● **Short exercise**: Everything from the first line down to the line containing "(0.095, (239, 166, 74)), (0.1005, (240, 164, 58))]" is to be retyped exactly, both ends included, with pictures left out.
— begin —
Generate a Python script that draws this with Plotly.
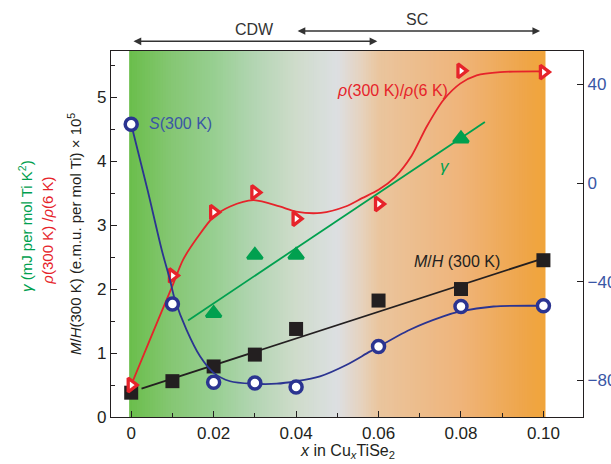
import plotly.graph_objects as go

# ---------------- data ----------------
x_vals = [0, 0.01, 0.02, 0.03, 0.04, 0.06, 0.08, 0.10]
mh_vals = [0.38, 0.56, 0.79, 0.975, 1.376, 1.82, 2.0, 2.45]
rho_vals = [0.50, 2.21, 3.20, 3.51, 3.10, 3.33, 5.41, 5.39]
s_vals = [23.9, -49.0, -80.7, -81.0, -82.6, -66.2, -50.0, -49.7]

gamma_x = [0.02, 0.03, 0.04, 0.08]
gamma_vals = [1.62, 2.53, 2.53, 4.35]

# guide lines / curves
mh_fit_x = [0.0025, 0.1]
mh_fit_y = [0.445, 2.48]
gamma_fit_x = [0.0138, 0.0858]
gamma_fit_y = [1.51, 4.61]
rho_curve_x = [0, 0.005, 0.01, 0.0126, 0.016, 0.02, 0.024, 0.0296, 0.036, 0.04, 0.046,
               0.052, 0.056, 0.06, 0.064, 0.068, 0.0717, 0.0757, 0.0798, 0.0838, 0.0895, 0.1]
rho_curve_y = [0.5, 1.28, 2.05, 2.46, 2.8, 3.13, 3.29, 3.39, 3.29, 3.21, 3.19,
               3.29, 3.42, 3.55, 3.75, 4.08, 4.54, 4.95, 5.21, 5.34, 5.39, 5.40]
s_curve_x = [0, 0.004, 0.0074, 0.0094, 0.0106, 0.0134, 0.0167, 0.02, 0.024, 0.0296, 0.0353,
             0.04, 0.0458, 0.0523, 0.058, 0.0676, 0.0757, 0.0798, 0.0879, 0.1]
s_curve_y = [23.9, -3, -27, -39.2, -47.2, -59.4, -70.2, -76.9, -80.3, -81.3, -81.3,
             -80.3, -78.3, -73.6, -68.2, -59.4, -54.0, -52.0, -50.0, -49.7]

# phase ranges (x in CuxTiSe2) for the arrows above the plot
cdw_range = [0.0002, 0.0597]
sc_range = [0.0400, 0.0992]

x_ticks = [0, 0.02, 0.04, 0.06, 0.08, 0.10]
x_tick_text = ["0", "0.02", "0.04", "0.06", "0.08", "0.10"]
y_ticks = [0, 1, 2, 3, 4, 5]
y2_ticks = [40, 0, -40, -80]
y2_tick_text = ["40", "0", "\u221240", "\u221280"]

# ---------------- style ----------------
FONT = "Liberation Sans Narrow, Arial Narrow, Liberation Sans, Arial, sans-serif"
BLACK = "#231f20"
RED = "#e6232a"
GREEN = "#00a04f"
BLUE = "#2b3491"
BLUE_TXT = "#3a56a5"
ARROW = "#333333"

fig = go.Figure()

# background gradient
stops = [(-0.0005, (106, 190, 75)), (0.01, (134, 199, 116)), (0.02, (151, 207, 145)),
         (0.03, (179, 213, 179)), (0.04, (207, 220, 203)), (0.05, (220, 223, 226)),
         (0.056, (230, 210, 189)), (0.06, (234, 197, 158)), (0.08, (239, 180, 122)),
         (0.095, (239, 166, 74)), (0.1005, (240, 164, 58))]


def col_at(xv):
    for (xa, ca), (xb, cb) in zip(stops[:-1], stops[1:]):
        if xa <= xv <= xb:
            t = (xv - xa) / (xb - xa)
            return "rgb(%d,%d,%d)" % tuple(round(a + (b - a) * t) for a, b in zip(ca, cb))
    return "rgb(%d,%d,%d)" % stops[-1][1]


N = 160
x0g, x1g = stops[0][0], stops[-1][0]
shapes = []
for i in range(N):
    a = x0g + (x1g - x0g) * i / N
    b = x0g + (x1g - x0g) * (i + 1) / N
    shapes.append(dict(type="rect", xref="x", yref="paper", x0=a, x1=b + (x1g - x0g) / N * 0.6 if i < N - 1 else b,
                       y0=0, y1=1, fillcolor=col_at((a + b) / 2), line=dict(width=0), layer="below"))

# lines
fig.add_trace(go.Scatter(x=s_curve_x, y=s_curve_y, yaxis="y2", mode="lines",
                         line=dict(color=BLUE, width=1.8, shape="spline", smoothing=0.8), hoverinfo="skip"))
fig.add_trace(go.Scatter(x=rho_curve_x, y=rho_curve_y, mode="lines",
                         line=dict(color=RED, width=1.8, shape="spline", smoothing=0.8), hoverinfo="skip"))
fig.add_trace(go.Scatter(x=gamma_fit_x, y=gamma_fit_y, mode="lines",
                         line=dict(color=GREEN, width=1.8), hoverinfo="skip"))
fig.add_trace(go.Scatter(x=mh_fit_x, y=mh_fit_y, mode="lines",
                         line=dict(color=BLACK, width=1.8), hoverinfo="skip"))

# markers
fig.add_trace(go.Scatter(x=x_vals, y=mh_vals, mode="markers",
                         marker=dict(symbol="square", size=14, color=BLACK, line=dict(width=0))))
fig.add_trace(go.Scatter(x=gamma_x, y=gamma_vals, mode="markers",
                         marker=dict(symbol="triangle-up", size=13, color=GREEN,
                                     line=dict(width=3, color=GREEN))))
fig.add_trace(go.Scatter(x=x_vals, y=rho_vals, mode="markers",
                         marker=dict(symbol="triangle-right", size=12, color="white",
                                     line=dict(width=3.3, color=RED))))
fig.add_trace(go.Scatter(x=x_vals, y=s_vals, yaxis="y2", mode="markers",
                         marker=dict(symbol="circle", size=12, color="white",
                                     line=dict(width=3.5, color=BLUE))))

LBL = 16
ann = []
# labels in plot
ann.append(dict(x=0.0038, y=4.58, xref="x", yref="y", text="<i>S</i>(300 K)", showarrow=False,
                xanchor="left", yanchor="middle", font=dict(color=BLUE_TXT, size=LBL)))
ann.append(dict(x=0.0495, y=5.11, xref="x", yref="y", text="<i>ρ</i>(300 K)/<i>ρ</i>(6 K)", showarrow=False,
                xanchor="left", yanchor="middle", font=dict(color=RED, size=LBL)))
ann.append(dict(x=0.0762, y=3.91, xref="x", yref="y", text="<i>γ</i>", showarrow=False,
                xanchor="center", yanchor="middle", font=dict(color=GREEN, size=LBL + 1)))
ann.append(dict(x=0.0681, y=2.43, xref="x", yref="y", text="<i>M</i>/<i>H</i> (300 K)", showarrow=False,
                xanchor="left", yanchor="middle", font=dict(color=BLACK, size=LBL)))
# phase arrows (above the plot area)
for rng, yp in ((cdw_range, 1.0265), (sc_range, 1.0546)):
    ann.append(dict(x=rng[1], y=yp, ax=rng[0], ay=0, xref="x", yref="paper", axref="x", ayref="pixel",
                    text="", showarrow=True, arrowhead=2, startarrowhead=2, arrowside="end+start",
                    arrowsize=1.1, startarrowsize=1.1, arrowwidth=1.4, arrowcolor=ARROW,
                    standoff=0, startstandoff=0))
ann.append(dict(x=0.0299, y=1.060, xref="x", yref="paper", text="CDW", showarrow=False,
                xanchor="center", yanchor="middle", font=dict(color=ARROW, size=16)))
ann.append(dict(x=0.0693, y=1.087, xref="x", yref="paper", text="SC", showarrow=False,
                xanchor="center", yanchor="middle", font=dict(color=ARROW, size=16)))
# axis titles
ann.append(dict(x=0.5, y=-0.094, xref="paper", yref="paper", showarrow=False,
                text="<i>x</i> in Cu<sub><i>x</i></sub>TiSe<sub>2</sub>",
                xanchor="center", yanchor="middle", font=dict(color=BLACK, size=16)))
ann.append(dict(x=-0.180, y=0.522, xref="paper", yref="paper", showarrow=False, textangle=-90,
                text="<i>γ</i> (mJ per mol Ti K<sup>2</sup>)",
                xanchor="center", yanchor="middle", font=dict(color=GREEN, size=15)))
ann.append(dict(x=-0.1336, y=0.509, xref="paper", yref="paper", showarrow=False, textangle=-90,
                text="<i>ρ</i>(300 K) /<i>ρ</i>(6 K)",
                xanchor="center", yanchor="middle", font=dict(color=RED, size=15)))
ann.append(dict(x=-0.0784, y=0.5, xref="paper", yref="paper", showarrow=False, textangle=-90,
                text="<i>M</i>/<i>H</i>(300 K) (e.m.u. per mol Ti) × 10<sup>5</sup>",
                xanchor="center", yanchor="middle", font=dict(color=BLACK, size=15)))

TICK = 17
fig.update_layout(
    width=611, height=464,
    margin=dict(l=111, r=28, t=51, b=46.5, pad=0, autoexpand=False),
    paper_bgcolor="white", plot_bgcolor="white",
    showlegend=False,
    font=dict(family=FONT, color=BLACK, size=16),
    shapes=shapes,
    annotations=ann,
    xaxis=dict(range=[-0.0049, 0.1096], showgrid=False, zeroline=False,
               showline=True, linecolor=BLACK, linewidth=1.3, mirror=True,
               ticks="inside", ticklen=6, tickwidth=1, tickcolor=BLACK,
               tickvals=x_ticks, ticktext=x_tick_text, tickfont=dict(size=TICK, color=BLACK),
               minor=dict(dtick=0.01, tick0=0, ticks="inside", ticklen=4, tickcolor=BLACK, tickwidth=1)),
    yaxis=dict(range=[0, 5.72], showgrid=False, zeroline=False,
               showline=True, linecolor=BLACK, linewidth=1.3,
               ticks="inside", ticklen=6, tickwidth=1, tickcolor=BLACK,
               tickvals=y_ticks, tickfont=dict(size=TICK, color=BLACK),
               minor=dict(dtick=0.5, tick0=0, ticks="inside", ticklen=4, tickcolor=BLACK, tickwidth=1)),
    yaxis2=dict(range=[-94.8, 53.6], overlaying="y", side="right", showgrid=False, zeroline=False,
                showline=True, linecolor=BLACK, linewidth=1.3,
                ticks="inside", ticklen=6, tickwidth=1, tickcolor=BLACK,
                tickvals=y2_ticks, ticktext=y2_tick_text, tickfont=dict(size=TICK, color=BLUE_TXT)),
)

fig.write_html("out.html", config={"displayModeBar": False},
               post_script="document.body.style.margin='0';document.body.style.overflow='hidden';")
— end —
● **Exercise response**:
Generate a Python script that draws this with Plotly.
import plotly.graph_objects as go

# ---------------- data ----------------
x_vals = [0, 0.01, 0.02, 0.03, 0.04, 0.06, 0.08, 0.10]
mh_vals = [0.38, 0.56, 0.79, 0.975, 1.376, 1.82, 2.0, 2.45]
rho_vals = [0.50, 2.21, 3.20, 3.51, 3.10, 3.33, 5.41, 5.39]
s_vals = [23.9, -49.0, -80.7, -81.0, -82.6, -66.2, -50.0, -49.7]

gamma_x = [0.02, 0.03, 0.04, 0.08]
gamma_vals = [1.62, 2.53, 2.53, 4.35]

# guide lines / curves
mh_fit_x = [0.0025, 0.1]
mh_fit_y = [0.445, 2.48]
gamma_fit_x = [0.0138, 0.0858]
gamma_fit_y = [1.51, 4.61]
rho_curve_x = [0, 0.005, 0.01, 0.0126, 0.016, 0.02, 0.024, 0.0296, 0.036, 0.04, 0.046,
               0.052, 0.056, 0.06, 0.064, 0.068, 0.0717, 0.0757, 0.0798, 0.0838, 0.0895, 0.1]
rho_curve_y = [0.5, 1.28, 2.05, 2.46, 2.8, 3.13, 3.29, 3.39, 3.29, 3.21, 3.19,
               3.29, 3.42, 3.55, 3.75, 4.08, 4.54, 4.95, 5.21, 5.34, 5.39, 5.40]
s_curve_x = [0, 0.004, 0.0074, 0.0094, 0.0106, 0.0134, 0.0167, 0.02, 0.024, 0.0296, 0.0353,
             0.04, 0.0458, 0.0523, 0.058, 0.0676, 0.0757, 0.0798, 0.0879, 0.1]
s_curve_y = [23.9, -3, -27, -39.2, -47.2, -59.4, -70.2, -76.9, -80.3, -81.3, -81.3,
             -80.3, -78.3, -73.6, -68.2, -59.4, -54.0, -52.0, -50.0, -49.7]

# phase ranges (x in CuxTiSe2) for the arrows above the plot
cdw_range = [0.0002, 0.0597]
sc_range = [0.0400, 0.0992]

x_ticks = [0, 0.02, 0.04, 0.06, 0.08, 0.10]
x_tick_text = ["0", "0.02", "0.04", "0.06", "0.08", "0.10"]
y_ticks = [0, 1, 2, 3, 4, 5]
y2_ticks = [40, 0, -40, -80]
y2_tick_text = ["40", "0", "\u221240", "\u221280"]

# ---------------- style ----------------
FONT = "Liberation Sans Narrow, Arial Narrow, Liberation Sans, Arial, sans-serif"
BLACK = "#231f20"
RED = "#e6232a"
GREEN = "#00a04f"
BLUE = "#2b3491"
BLUE_TXT = "#3a56a5"
ARROW = "#333333"

fig = go.Figure()

# background gradient
stops = [(-0.0005, (106, 190, 75)), (0.01, (134, 199, 116)), (0.02, (151, 207, 145)),
         (0.03, (179, 213, 179)), (0.04, (207, 220, 203)), (0.05, (220, 223, 226)),
         (0.056, (230, 210, 189)), (0.06, (234, 197, 158)), (0.08, (239, 180, 122)),
         (0.095, (239, 166, 74)), (0.1005, (240, 164, 58))]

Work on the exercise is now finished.